One of the biggest shortcomings of CRM 4.0 was the inability to create true dashboards and place those dashboards in areas other than the reports menu of the application. With 2011 Microsoft has taken dash-boarding to a whole new level. With a few clicks you can have a very rich set of diverse user specific dashboards available with full capability to click through each pie chart or bar graph down to the most minute detail. Any particular view can be customized to show limitless combinations of charts, grids, or frames displaying external data, websites, or applications. As you click through on any given dashboard you can choose how to aggregate or segregate the results and that data displays within that section of the grid without disrupting the other sections of the view. Or, you can link a dashboard to a grid of results that will pare down as you click through to greater and greater detail. And don’t forget, you’ve done all of this and you still haven’t even left Outlook. The dashboard and data visualization tools proved by 2011 allow you to quickly and intuitively gain business and market intelligence from your CRM data.

Microsoft Remembered Us Too

All too often in enterprise class applications the customizer and developer is an afterthought when it comes to ease of use and navigation, but that is certainly not the case with CRM 2011. Microsoft has made significant changes to the way in which you customize and extend CRM most likely due to the relentless groaning of customizers such as myself who don’t understand why it takes fifty clicks to add one attribute to a form. For 2011, CRM now provides a virtual one-stop-shop for making customizations and extension of existing or custom entities which should increase the productivity of developers ten-fold. If your user role has the ability to perform customizations then every time you navigate to a particular entity, you will have the option of customizing it directly from the form. No more navigating to the Settings area, clicking on Customize Entities, finding the desired entity, opening it, clicking on attributes, add the attribute, now go back and open the form, add the attribute to the form and then use the green arrows to move the attribute around the form. Three words… drag and drop. With CRM 2011 all of your customization options are on one screen. You can create an attribute and then drag and drop it into the desired part of your form without ever leaving that single screen. You can also create new relationships, new views, and now, finally, role based forms, again all from that single screen. From the company which brought us Visual Studio and virtually invented the use of drag and drop development I am shocked it took this long to make its way into CRM, but I am nonetheless relieved and excited at the thought of customizing and extending on this new platform.
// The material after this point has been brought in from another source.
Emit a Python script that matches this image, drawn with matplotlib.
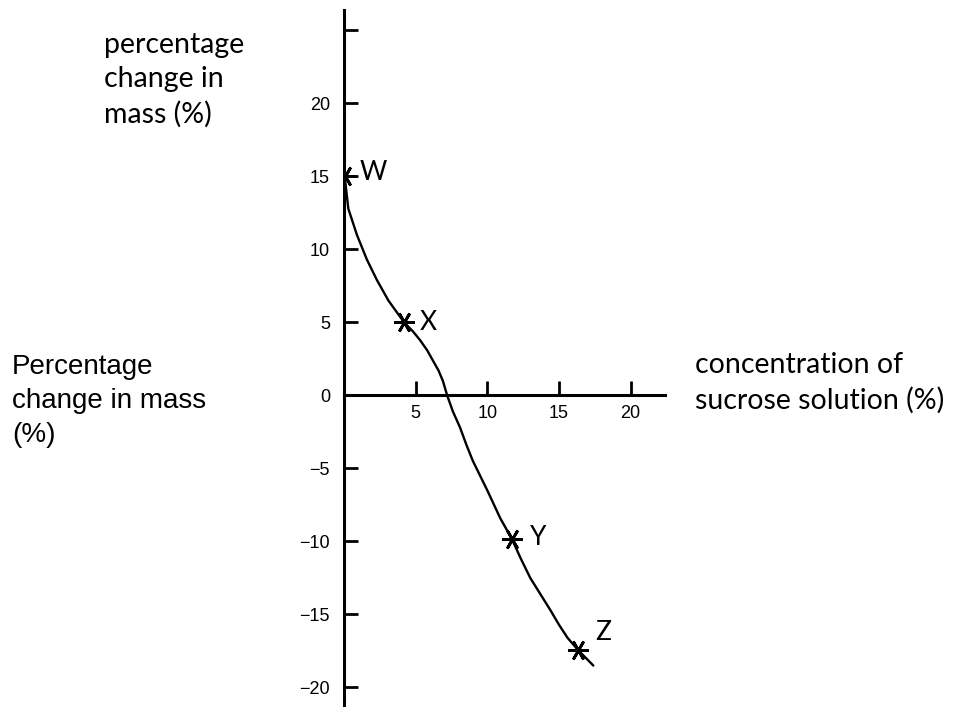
import numpy as np
import matplotlib.pyplot as plt

# read-off points on the drawn curve (concentration %, change in mass %)
curve_x = [0.05, 0.3, 0.9, 1.6, 2.3, 3.1, 4.2, 4.8, 5.3, 5.8, 6.2, 6.6, 6.9, 7.2, 7.6,
           8.1, 8.55, 9.0, 9.5, 10.0, 10.45, 10.9, 11.3, 11.7, 12.35, 13.0, 13.7, 14.4,
           15.0, 15.6, 16.3, 16.9, 17.4]
curve_y = [15.0, 12.8, 11.0, 9.3, 7.9, 6.5, 5.0, 4.4, 3.8, 3.1, 2.4, 1.7, 1.0, 0.0, -1.1,
           -2.2, -3.4, -4.5, -5.5, -6.5, -7.45, -8.4, -9.1, -9.8, -11.2, -12.5, -13.6, -14.7,
           -15.7, -16.6, -17.4, -18.0, -18.5]

# marked samples
point_names = ['W', 'X', 'Y', 'Z']
point_x = [0.05, 4.2, 11.7, 16.3]
point_y = [15.0, 5.0, -9.8, -17.4]
label_offsets = [(11, 3), (11, 0), (13, 1), (13, 12)]

y_ticks = [-20, -15, -10, -5, 0, 5, 10, 15, 20, 25]
y_labels = ['−20', '−15', '−10', '−5', '0', '5', '10', '15', '20', '']
x_ticks = [5, 10, 15, 20]

fig = plt.figure(figsize=(9.57, 7.11), dpi=100)
ax = fig.add_axes([344/957, 1-705/711, (665-344)/957, 695/711])
ax.set_xlim(0, 22.4)
ax.set_ylim(-21.2, 26.4)

ax.plot(curve_x, curve_y, color='black', lw=1.7, solid_capstyle='round', solid_joinstyle='round')
ax.plot(point_x, point_y, ls='none', marker=(6, 2, 90), ms=15, mec='black', mew=2)
for name, px, py, off in zip(point_names, point_x, point_y, label_offsets):
    ax.annotate(name, (px, py), xytext=off, textcoords='offset points',
                ha='left', va='center', fontsize=19, family='Lato')

for s in ['top', 'right']:
    ax.spines[s].set_visible(False)
ax.spines['bottom'].set_position(('data', 0))
ax.spines['left'].set_linewidth(2.2)
ax.spines['bottom'].set_linewidth(2.2)

ax.set_yticks(y_ticks)
ax.set_yticklabels(y_labels)
ax.set_xticks(x_ticks)
ax.set_xticklabels([str(t) for t in x_ticks])
ax.tick_params(axis='y', direction='in', length=10, width=2, pad=10, labelsize=13)
ax.tick_params(axis='x', direction='in', length=10, width=2, pad=7, labelsize=13)
for lab in ax.get_xticklabels() + ax.get_yticklabels():
    lab.set_family('Liberation Sans')

fig.text(104/957, 1-80/711, 'percentage\nchange in\nmass (%)', ha='left', va='center',
         fontsize=20.5, family='Lato', linespacing=1.38)
fig.text(12/957, 1-401/711, 'Percentage\nchange in mass\n(%)', ha='left', va='center',
         fontsize=20, family='Liberation Sans', linespacing=1.38)
fig.text(695/957, 1-383/711, 'concentration of\nsucrose solution (%)', ha='left', va='center',
         fontsize=20.5, family='Lato', linespacing=1.38)

fig.savefig('out.png', dpi=100)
A Pleasant Surprise, Guided Processes

One of the new features for 2011 which surprised me and which I think will be immensely useful is the addition of Guided Processes. Microsoft scrapped the incredibly temperamental 4.0 era workflow model and replaced it with a new .NET4 based workflow engine which can facilitate a greater level of complexity and flexibility for managing processes and business rules. One feature of this new workflow engine which stood out to me is the addition of guided processes. Essentially, this feature allows you to explicitly control or guide a user through a process with custom dialog windows which the user interacts with and is directed toward the desired outcome. For example, in 4.0 when you close an opportunity you are presented with a dialog window which asks you for some information about the closing of that opportunity, close date, win or loss, actual revenue, etc. However, this dialog window was not customizable and if you needed additional information from the user which would then kick off certain other processes based on decisions and business rules you would have to do a significant amount of custom development and risk breaking your upgradability. With guided process you can now throw out Microsoft’s standard Opportunity closing dialog and replace it with a custom set of guided dialogs specific to your sales process and business needs. Or, you could delicately guide the user through the conversion of Lead into an Opportunity, or provide verbose instructions on the next steps in a sales cycle. With Guided Process, Microsoft has taken workflow to a whole new level and provided the CRM community with a powerful new tool with seemingly endless possibilities.

What’s Missing

Well, we can’t expect it to be perfect, and although Microsoft has completely hit it out of the park with this one, I would be remiss if I didn’t point out a few of the shortcomings I noticed from my brief introduction to this new version. With 2011, Microsoft has finally addressed the age old desire by all CRM application owners and implementers to have field level security; however it has a few limitations. Primarily, the field level security can only be applied to newly created attributes in CRM and not attributes on entities which come out of the box. For example, if you wanted to make the contact business phone number editable only by the sales manager, you would have to create a new attribute and replace the out of the box attribute with your new one. Only then would you be able to apply field level security within the form, however you would lose the ability for that phone number field to sync to your Outlook contacts. As an alternative you could create two separate role based forms, however they would be almost identical and require you to maintain both as changes were made or attributes added. Another curious move by Microsoft is the deprecation of SQL Server Reporting Services reports in favor of FetchXML reports. FetchXML is essentially the language used by the API layer of CRM to execute queries on the CRM application server. You will still be able to use the Business Intelligence Design Studio to create your reports but instead of writing SQL to query the necessary data you would write FetchXML. Of course, this change assumes that we know what FetchXML is and how to write it. Personally I’ve been writing SQL queries for the better part of my career so I’d like to think I’m pretty good at it and having to learn a whole new query structure is, well, annoying. Microsoft claims that the performance is better but I find that hard to believe considering the FetchXML executes on the application server and my SSRS reports execute directly on the database, but I will let Microsoft speak to that.

Wrap Up

These are just a few of the observations I made during today’s Partner Roadshow and judging by the applause and reactions of those around me I was not the only one extremely pleased with what I saw. With CRM 2011 Microsoft has successfully addressed countless areas where version 4 fell short as well as adding valuable new functionality and extensibility.